Blizzards and winter storms battered the Seward Peninsula and surrounding region throughout the month of March, but the sea ice has proved more resilient than in recent years.
Rick Thoman is a climatologist with the Alaska Center for Climate Assessment and Policy. He said these March storms have been known for tearing the ice apart.
“We have not seen the dramatic collapse of sea ice like we saw in several previous years, including last year, when the ice extended significantly farther south than it does this year,” Thoman said. “During the stormy spell last March, the ice retreated quite a bit. We have seen some decrease this season, but it’s been much less.”
Thoman thinks the sea ice held better this year because the most southern part of the ice edge down near St. Matthew Island has been much thicker and more stationary than in recent years. That ice can hold up better against the recent batch of storms.

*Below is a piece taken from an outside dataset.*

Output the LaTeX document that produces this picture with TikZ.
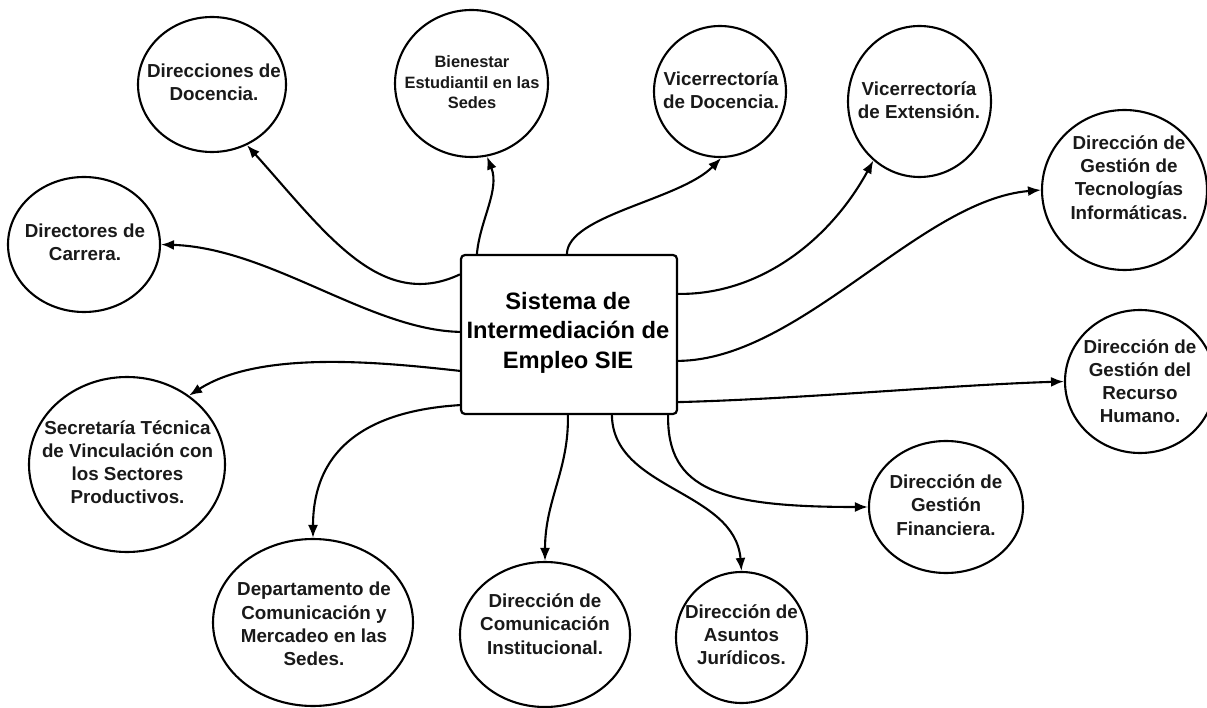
\documentclass[tikz,border=0pt]{standalone}
\usepackage{fontspec}
\setmainfont{Liberation Sans}
\usetikzlibrary{shapes.geometric,arrows.meta}
\begin{document}
\begin{tikzpicture}[x=1pt,y=-1pt,
  oval/.style={ellipse,draw=black,line width=2.1pt,inner sep=0pt},
  lbl/.style={align=center,font=\bfseries\fontsize{18.8}{23.2}\selectfont,text=black!90,inner sep=0pt},
  lblsmall/.style={align=center,font=\bfseries\fontsize{16.4}{20.5}\selectfont,text=black!90,inner sep=0pt},
  conn/.style={line width=2.1pt,-{Latex[length=13pt,width=10pt]}}]
\useasboundingbox (0,0) rectangle (1207,708);
\clip (0,0) rectangle (1207,708);
\fill[white] (0,0) rectangle (1207,708);

% central box
\node[draw=black,line width=2.2pt,rounded corners=4pt,minimum width=216pt,minimum height=159pt,inner sep=0pt] (sie) at (569,334.5) {};
\node[align=center,font=\bfseries\fontsize{23.7}{29.5}\selectfont,inner sep=0pt] (siet) at (568,332.5) {Sistema de\\Intermediación de\\Empleo SIE};

% ellipses
\node[oval,minimum width=148pt,minimum height=135pt] (e1) at (212,84.5) {};
\node[oval,minimum width=153pt,minimum height=147pt] (e2) at (471.5,83.5) {};
\node[oval,minimum width=132pt,minimum height=131pt] (e3) at (720,91.5) {};
\node[oval,minimum width=143pt,minimum height=151pt] (e4) at (919.5,101.5) {};
\node[oval,minimum width=165pt,minimum height=160pt] (e5) at (1124.5,190) {};
\node[oval,minimum width=152pt,minimum height=135pt] (e6) at (84,244.5) {};
\node[oval,minimum width=150pt,minimum height=143pt] (e7) at (1140,381.5) {};
\node[oval,minimum width=196pt,minimum height=175pt] (e8) at (127,464.5) {};
\node[oval,minimum width=154pt,minimum height=132pt] (e9) at (946,507) {};
\node[oval,minimum width=200pt,minimum height=167pt] (e10) at (313,622.5) {};
\node[oval,minimum width=170pt,minimum height=145pt] (e11) at (545,634.5) {};
\node[oval,minimum width=131pt,minimum height=131pt] (e12) at (741.5,637.5) {};

% labels
\node[lbl] (t1) at (214,82.5) {Direcciones de\\Docencia.};
\node[lblsmall] (t2) at (472,82.5) {Bienestar\\Estudiantil en las\\Sedes};
\node[lbl] (t3) at (721,90) {Vicerrectoría\\de Docencia.};
\node[lbl] (t4) at (919,100) {Vicerrectoría\\de Extensión.};
\node[lbl] (t5) at (1129,177.5) {Dirección de\\Gestión de\\Tecnologías\\Informáticas.};
\node[lbl] (t6) at (85,242.5) {Directores de\\Carrera.};
\node[lbl] (t7) at (1140,381) {Dirección de\\Gestión del\\Recurso\\Humano.};
\node[lbl] (t8) at (127.5,462) {Secretaría Técnica\\de Vinculación con\\los Sectores\\Productivos.};
\node[lbl] (t9) at (946,505) {Dirección de\\Gestión\\Financiera.};
\node[lbl] (t10) at (314,624) {Departamento de\\Comunicación y\\Mercadeo en las\\Sedes.};
\node[lbl] (t11) at (545,624) {Dirección de\\Comunicación\\Institucional.};
\node[lbl] (t12) at (741.5,634.5) {Dirección de\\Asuntos\\Jurídicos.};

% connectors: left side
\draw[conn] ([yshift=-20.5pt]sie.north west) .. controls (380,312) and (325,232) .. (e1.300);
\draw[conn] ([yshift=-78pt]sie.north west) .. controls (370,330) and (270,248) .. (e6.east);
\draw[conn] ([yshift=-117pt]sie.north west) .. controls (380,362) and (260,350) .. (e8.48);
\draw[conn] ([yshift=10pt]sie.south west) .. controls (380,410) and (313,440) .. (e10.north);
% top
\draw[conn] ([xshift=17pt]sie.north west) .. controls (480,220) and (500,190) .. (e2.282);
\draw[conn] ([xshift=107pt]sie.north west) .. controls (568,215) and (680,200) .. (e3.271);
% right
\draw[conn] ([yshift=-40pt]sie.north east) .. controls (760,295) and (830,240) .. (e4.232);
\draw[conn] ([yshift=-107pt]sie.north east) .. controls (800,360) and (920,200) .. (e5.west);
\draw[conn] ([yshift=13pt]sie.south east) .. controls (800,399) and (950,385) .. (e7.west);
% bottom
\draw[conn] ([xshift=108pt]sie.south west) .. controls (569,470) and (545,500) .. (e11.north);
\draw[conn] ([xshift=152pt]sie.south west) .. controls (613,490) and (735,490) .. (e12.north);
\draw[conn] ([xshift=-10pt]sie.south east) .. controls (667,490) and (720,507) .. (e9.west);
\end{tikzpicture}
\end{document}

Some of the worst ice retreat was off Savoonga, but that’s unsurprising for Delbert Pungowiyi, a lifelong resident of Savoonga and former tribal president. He said that for about ten years now, the island has only had sikuliaq — that’s the word in St. Lawrence Island Yup’ik for young and brittle shorefast ice.
“Before the storms hit us you see on a satellite [that] it looks like a good winter,” Pungowiyi said. The north side of our island is all locked up [with ice] and the south side of our island. [But] any given storm from the east or south, it just breaks it up and opens it up.”
Recent storms have continued to push the ice off the northern parts of St. Lawrence Island.
Even when the sikuliaq is there, it is difficult to use for hunting. Pungowiyi recounted that recently a group of hunters fell through the young ice attempting to get to walrus. The hunters were fine, but the hunt was unsuccessful and Pungowiyi estimates that Native food from the ocean makes up as much as 90% of the community’s food security.
Wind speeds in the Nome-census area averaged around 43 mph with easterly winds on Sunday, based off data recorded from regional airports collected by mesowest.edu, with wind in Golovin reaching as high as 56 mph.
Thoman says that historically, these storms haven’t been typical for March.
“Typically this time of year, we’re not seeing storms track through the northwestern Bering Sea, across Chukotka and into the Chukchi Sea. That’s very common in the fall. But this time of year, quite unusual. But it’s been an unusual run of marches,” he said.
Weather patterns suggest that rather than having a storm season, the climate is just becoming stormier and less predictable. Thoman said that 2021 is also the seventh year in a row that the maximum ice extent is less than the 1981-2010 average.
“When we get these storms with less ice cover, that means, of course, that there’s more water exposed south of the ice edge, which means that water is available to evaporate and be incorporated into these storms,” Thoman said. “So when these storms come along, they have the potential to hold more moisture than they would have if say the ice extended all the way to St. Paul. And that certainly is directly attributable to the low sea ice, which is part and parcel with our changing environment.”
And that likely means more snow and rain for Western Alaska.
At this point, Thoman predicts that melt-out for most of the Western Bering Sea and Gulf of Anadyr will likely occur in early to mid-May for parts of the Norton Sound. But these abnormally late winter storms may not be over yet. The National Weather Service is predicting heavy snowfall for Friday evening and the weekend in many parts of Western Alaska, including 5-10 inches for areas near Unalakleet and across the Eastern Norton Sound.